SUPPLIED DATA ->
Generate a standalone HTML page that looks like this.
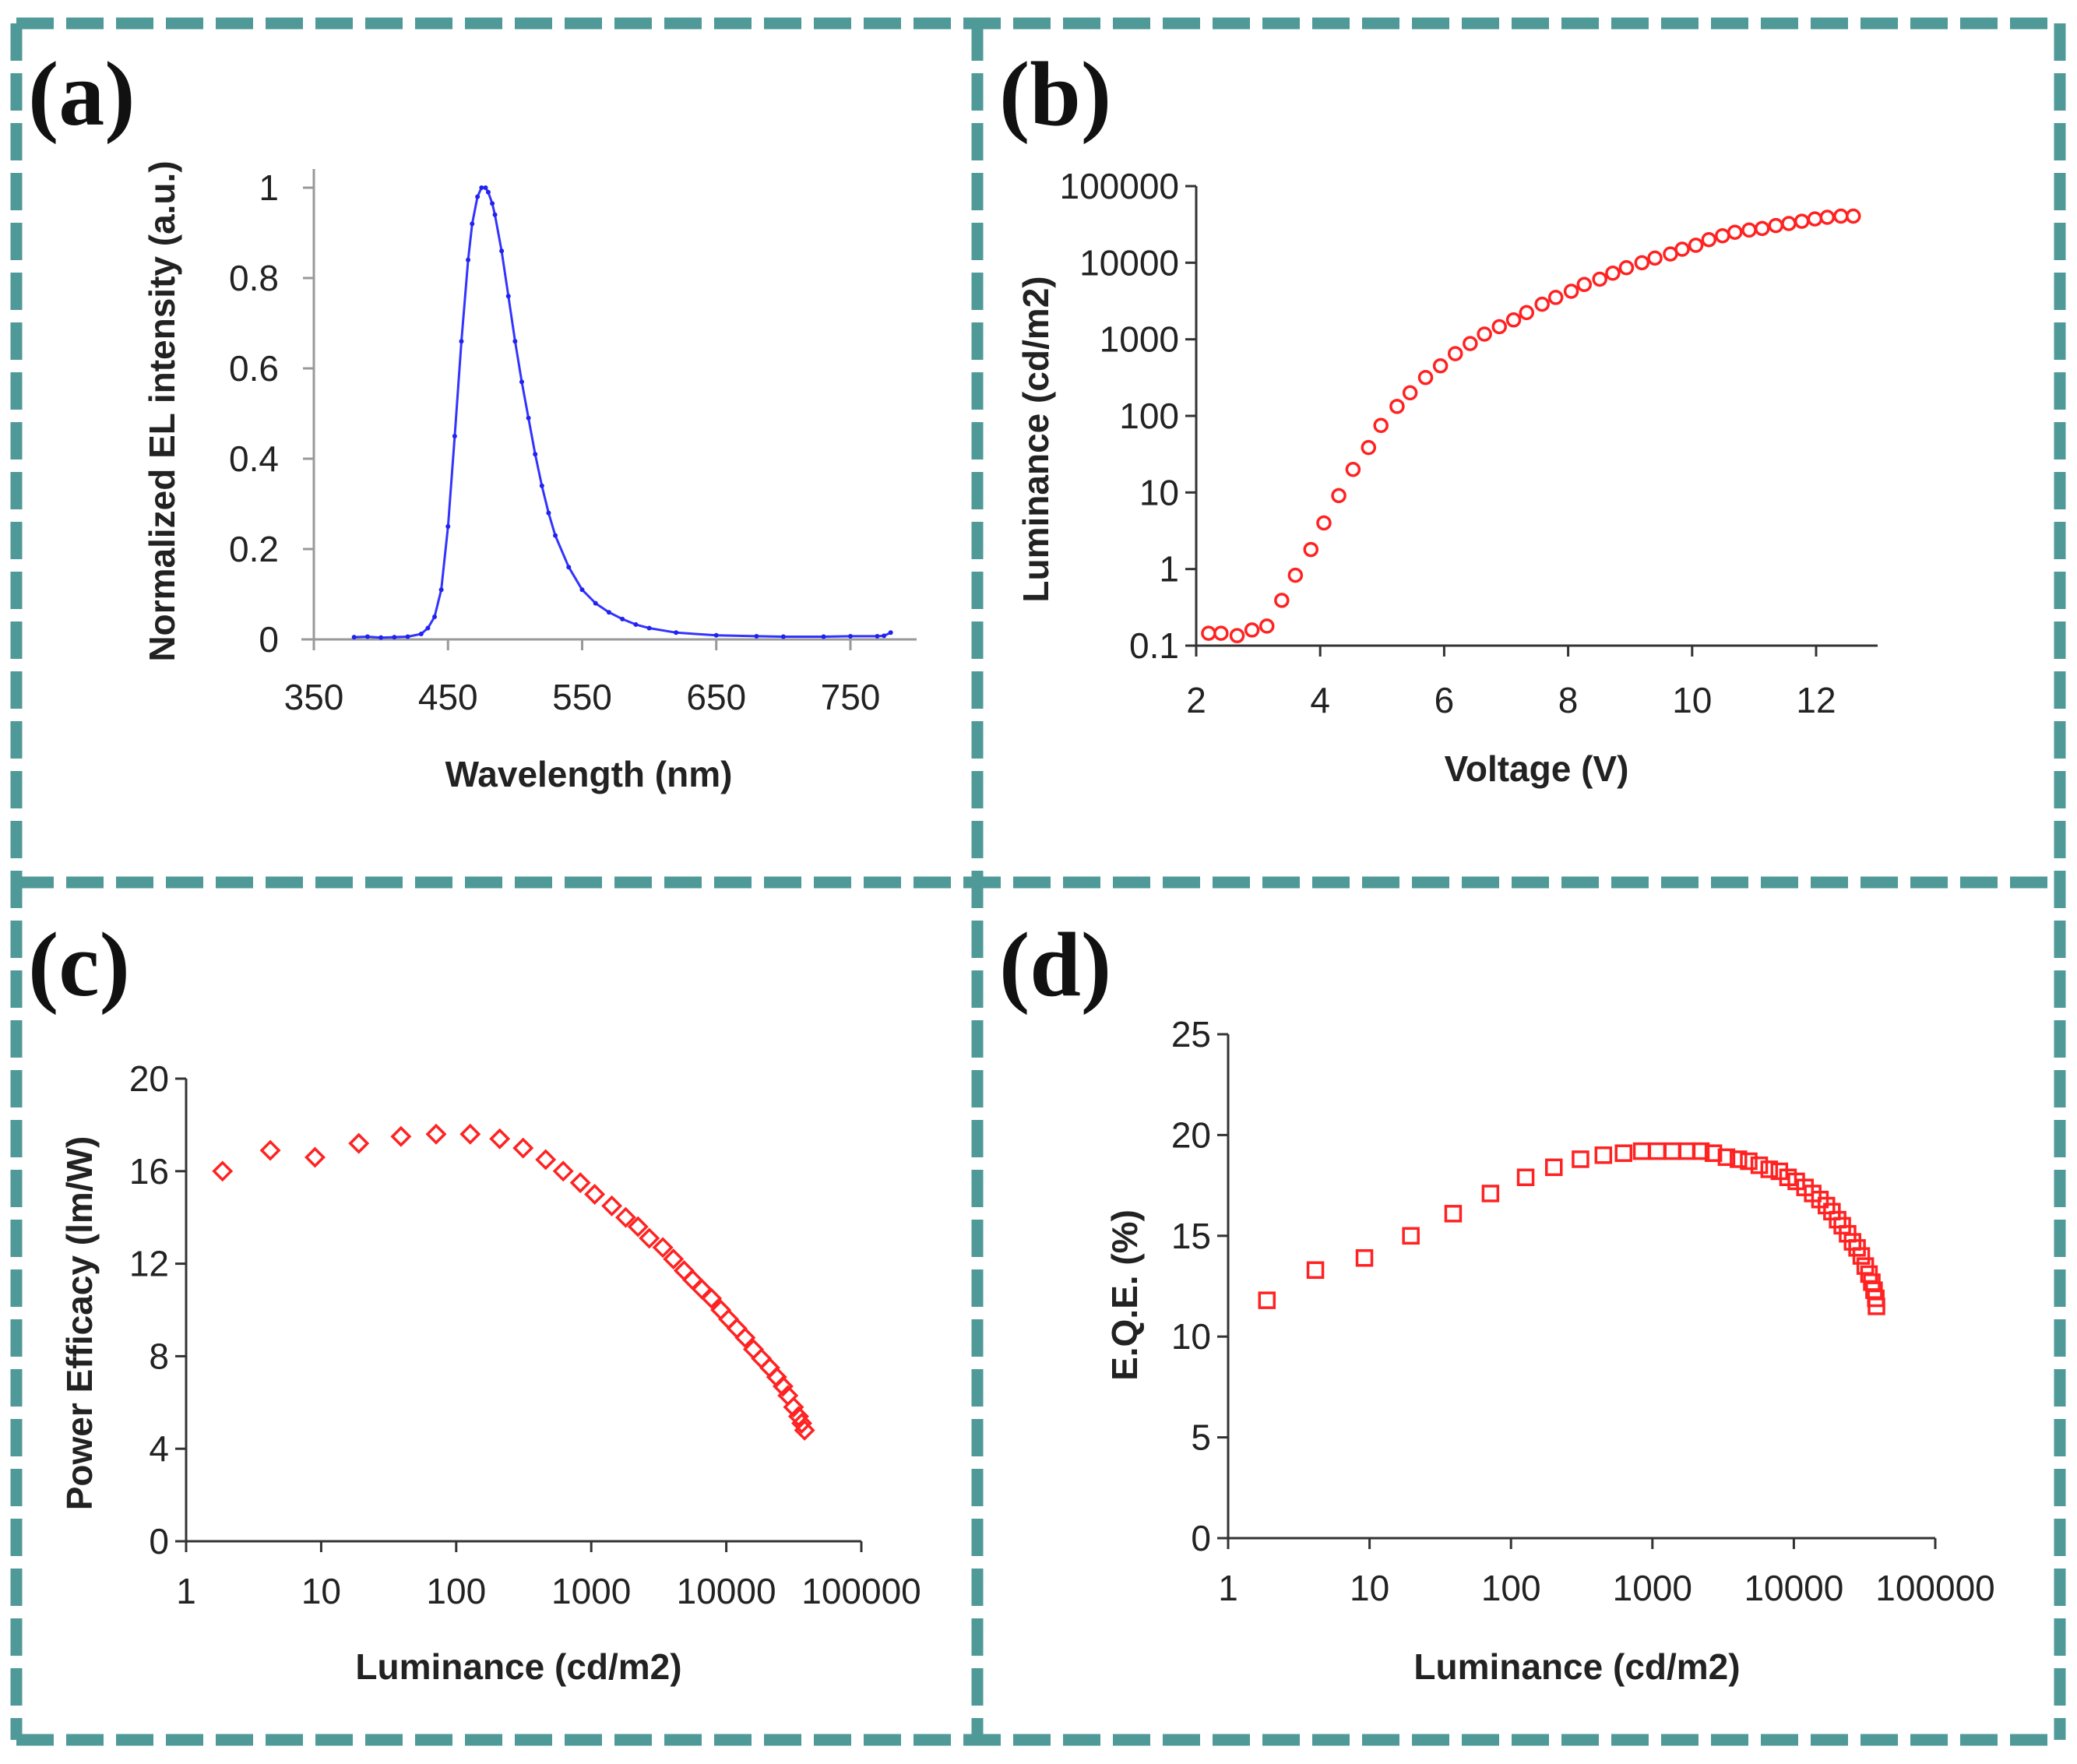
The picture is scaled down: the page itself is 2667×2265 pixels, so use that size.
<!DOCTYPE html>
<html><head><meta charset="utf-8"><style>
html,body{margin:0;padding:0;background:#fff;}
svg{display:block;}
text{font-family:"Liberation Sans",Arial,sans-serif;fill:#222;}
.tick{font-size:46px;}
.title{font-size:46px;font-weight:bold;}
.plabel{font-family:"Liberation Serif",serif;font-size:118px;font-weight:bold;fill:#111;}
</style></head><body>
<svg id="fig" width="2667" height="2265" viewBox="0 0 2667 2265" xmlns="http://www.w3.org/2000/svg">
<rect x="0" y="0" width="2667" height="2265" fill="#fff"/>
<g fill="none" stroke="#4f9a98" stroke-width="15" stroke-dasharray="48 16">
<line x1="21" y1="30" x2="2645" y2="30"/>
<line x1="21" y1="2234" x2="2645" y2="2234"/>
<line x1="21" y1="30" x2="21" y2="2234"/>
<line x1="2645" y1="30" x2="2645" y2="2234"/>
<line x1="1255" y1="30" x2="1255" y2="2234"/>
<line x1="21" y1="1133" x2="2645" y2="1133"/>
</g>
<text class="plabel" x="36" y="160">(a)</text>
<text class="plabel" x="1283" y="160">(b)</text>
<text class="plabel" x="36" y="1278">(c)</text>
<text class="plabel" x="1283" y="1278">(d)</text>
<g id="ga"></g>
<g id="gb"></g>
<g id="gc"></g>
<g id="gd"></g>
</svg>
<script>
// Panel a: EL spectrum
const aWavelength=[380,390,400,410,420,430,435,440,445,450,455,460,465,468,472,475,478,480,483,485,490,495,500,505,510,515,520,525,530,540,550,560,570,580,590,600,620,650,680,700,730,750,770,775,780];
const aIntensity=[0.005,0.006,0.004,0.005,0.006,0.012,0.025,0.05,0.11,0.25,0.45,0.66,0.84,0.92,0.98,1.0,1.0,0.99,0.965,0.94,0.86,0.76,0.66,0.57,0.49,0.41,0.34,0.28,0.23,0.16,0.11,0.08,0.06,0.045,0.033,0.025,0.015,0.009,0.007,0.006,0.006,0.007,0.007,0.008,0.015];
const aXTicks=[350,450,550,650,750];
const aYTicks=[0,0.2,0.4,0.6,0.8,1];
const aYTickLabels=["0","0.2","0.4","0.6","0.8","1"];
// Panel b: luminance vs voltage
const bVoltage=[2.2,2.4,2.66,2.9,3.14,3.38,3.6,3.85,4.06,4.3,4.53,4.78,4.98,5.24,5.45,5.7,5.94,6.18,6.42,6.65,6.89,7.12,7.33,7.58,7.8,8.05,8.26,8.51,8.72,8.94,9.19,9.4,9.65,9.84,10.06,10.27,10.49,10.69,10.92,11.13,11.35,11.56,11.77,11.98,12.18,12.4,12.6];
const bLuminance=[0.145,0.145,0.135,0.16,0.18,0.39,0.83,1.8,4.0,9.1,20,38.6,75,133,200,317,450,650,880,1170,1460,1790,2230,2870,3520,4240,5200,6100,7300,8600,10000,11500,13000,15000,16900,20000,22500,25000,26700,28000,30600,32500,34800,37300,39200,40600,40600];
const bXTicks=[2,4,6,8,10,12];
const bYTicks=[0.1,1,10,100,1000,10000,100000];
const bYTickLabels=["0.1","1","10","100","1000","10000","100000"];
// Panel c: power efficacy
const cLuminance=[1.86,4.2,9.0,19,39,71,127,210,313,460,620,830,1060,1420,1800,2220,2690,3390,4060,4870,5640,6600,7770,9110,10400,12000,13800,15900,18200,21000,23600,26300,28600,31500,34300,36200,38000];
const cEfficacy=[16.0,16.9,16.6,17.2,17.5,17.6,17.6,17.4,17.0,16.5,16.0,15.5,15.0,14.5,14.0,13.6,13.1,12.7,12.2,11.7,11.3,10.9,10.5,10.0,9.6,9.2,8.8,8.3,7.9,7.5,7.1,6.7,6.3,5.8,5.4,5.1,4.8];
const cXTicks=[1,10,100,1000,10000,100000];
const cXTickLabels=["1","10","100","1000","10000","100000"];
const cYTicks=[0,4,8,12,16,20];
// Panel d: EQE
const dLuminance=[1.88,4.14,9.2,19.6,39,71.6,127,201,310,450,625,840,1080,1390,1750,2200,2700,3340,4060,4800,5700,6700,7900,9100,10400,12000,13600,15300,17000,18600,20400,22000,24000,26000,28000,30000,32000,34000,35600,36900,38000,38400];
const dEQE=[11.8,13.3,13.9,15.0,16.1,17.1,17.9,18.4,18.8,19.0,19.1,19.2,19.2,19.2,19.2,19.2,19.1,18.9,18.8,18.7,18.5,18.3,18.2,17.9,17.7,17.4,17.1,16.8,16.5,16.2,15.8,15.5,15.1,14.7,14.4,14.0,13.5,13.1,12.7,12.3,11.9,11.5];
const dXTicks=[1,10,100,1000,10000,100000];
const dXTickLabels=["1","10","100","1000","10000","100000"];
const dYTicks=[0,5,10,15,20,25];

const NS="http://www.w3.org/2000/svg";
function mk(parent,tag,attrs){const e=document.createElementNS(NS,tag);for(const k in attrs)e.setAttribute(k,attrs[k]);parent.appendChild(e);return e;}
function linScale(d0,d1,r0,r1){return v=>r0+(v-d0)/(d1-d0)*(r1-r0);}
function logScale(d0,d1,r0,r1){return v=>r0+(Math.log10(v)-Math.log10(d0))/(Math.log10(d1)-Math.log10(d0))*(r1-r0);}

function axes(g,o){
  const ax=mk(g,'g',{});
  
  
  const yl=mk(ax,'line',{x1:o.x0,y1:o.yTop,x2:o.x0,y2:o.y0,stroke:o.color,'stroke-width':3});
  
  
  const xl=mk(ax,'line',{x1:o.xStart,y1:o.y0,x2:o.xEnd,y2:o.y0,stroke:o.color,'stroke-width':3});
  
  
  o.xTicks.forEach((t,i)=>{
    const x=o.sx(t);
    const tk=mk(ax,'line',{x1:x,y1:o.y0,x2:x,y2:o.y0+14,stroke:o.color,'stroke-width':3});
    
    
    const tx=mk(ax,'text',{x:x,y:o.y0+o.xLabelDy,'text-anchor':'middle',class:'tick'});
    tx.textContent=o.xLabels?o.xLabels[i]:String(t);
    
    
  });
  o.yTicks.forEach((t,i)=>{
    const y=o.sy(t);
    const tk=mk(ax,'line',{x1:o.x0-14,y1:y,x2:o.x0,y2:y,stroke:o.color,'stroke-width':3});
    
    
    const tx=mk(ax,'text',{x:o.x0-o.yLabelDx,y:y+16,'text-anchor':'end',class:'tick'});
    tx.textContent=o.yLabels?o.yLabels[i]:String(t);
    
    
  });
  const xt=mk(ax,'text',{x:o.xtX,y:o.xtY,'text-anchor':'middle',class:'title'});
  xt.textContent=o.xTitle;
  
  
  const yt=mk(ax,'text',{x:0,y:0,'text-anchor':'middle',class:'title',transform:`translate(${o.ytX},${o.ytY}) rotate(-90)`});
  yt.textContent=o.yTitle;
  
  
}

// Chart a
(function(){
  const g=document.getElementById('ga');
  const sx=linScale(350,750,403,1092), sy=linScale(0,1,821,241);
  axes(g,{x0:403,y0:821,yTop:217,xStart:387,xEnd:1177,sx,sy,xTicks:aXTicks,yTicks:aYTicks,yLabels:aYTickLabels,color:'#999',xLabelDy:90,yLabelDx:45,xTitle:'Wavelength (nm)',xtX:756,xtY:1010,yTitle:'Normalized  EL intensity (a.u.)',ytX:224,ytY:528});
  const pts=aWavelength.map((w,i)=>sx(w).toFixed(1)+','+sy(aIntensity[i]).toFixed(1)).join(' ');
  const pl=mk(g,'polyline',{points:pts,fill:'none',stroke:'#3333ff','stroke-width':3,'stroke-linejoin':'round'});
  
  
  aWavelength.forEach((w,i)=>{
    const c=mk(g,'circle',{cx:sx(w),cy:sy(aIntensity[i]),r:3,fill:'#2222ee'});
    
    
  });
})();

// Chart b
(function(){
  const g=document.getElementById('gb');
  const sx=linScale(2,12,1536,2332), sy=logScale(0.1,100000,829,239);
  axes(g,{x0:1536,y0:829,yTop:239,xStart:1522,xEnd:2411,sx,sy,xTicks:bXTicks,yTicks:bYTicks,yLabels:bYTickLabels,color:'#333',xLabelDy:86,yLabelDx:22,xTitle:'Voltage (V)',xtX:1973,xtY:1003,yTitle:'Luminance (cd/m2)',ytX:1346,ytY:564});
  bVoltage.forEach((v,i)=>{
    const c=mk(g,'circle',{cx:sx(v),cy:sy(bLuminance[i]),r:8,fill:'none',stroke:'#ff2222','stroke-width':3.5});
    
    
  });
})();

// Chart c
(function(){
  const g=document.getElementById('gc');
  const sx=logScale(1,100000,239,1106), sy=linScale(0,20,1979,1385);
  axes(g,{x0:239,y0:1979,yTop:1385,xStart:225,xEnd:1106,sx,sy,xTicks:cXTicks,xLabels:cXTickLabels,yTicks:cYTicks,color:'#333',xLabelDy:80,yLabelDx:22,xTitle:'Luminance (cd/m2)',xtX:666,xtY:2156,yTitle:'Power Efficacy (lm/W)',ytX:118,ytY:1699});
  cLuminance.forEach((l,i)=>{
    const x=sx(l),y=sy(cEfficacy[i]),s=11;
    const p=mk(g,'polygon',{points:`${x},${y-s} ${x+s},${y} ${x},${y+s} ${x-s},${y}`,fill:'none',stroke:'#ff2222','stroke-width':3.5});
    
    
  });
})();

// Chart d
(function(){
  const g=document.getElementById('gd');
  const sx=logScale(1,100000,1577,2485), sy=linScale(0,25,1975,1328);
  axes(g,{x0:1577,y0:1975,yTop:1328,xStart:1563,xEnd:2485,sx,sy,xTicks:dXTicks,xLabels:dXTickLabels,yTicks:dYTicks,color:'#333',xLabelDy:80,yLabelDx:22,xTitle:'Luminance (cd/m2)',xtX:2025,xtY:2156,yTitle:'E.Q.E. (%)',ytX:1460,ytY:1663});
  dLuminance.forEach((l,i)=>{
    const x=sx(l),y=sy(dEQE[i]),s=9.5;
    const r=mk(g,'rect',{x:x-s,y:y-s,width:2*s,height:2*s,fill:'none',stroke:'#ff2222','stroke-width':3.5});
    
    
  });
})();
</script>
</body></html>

TASK TO CARRY OUT -> Report every line containing the word "page" from the listing above.

RESULT ->
Generate a standalone HTML page that looks like this.
The picture is scaled down: the page itself is 2667×2265 pixels, so use that size.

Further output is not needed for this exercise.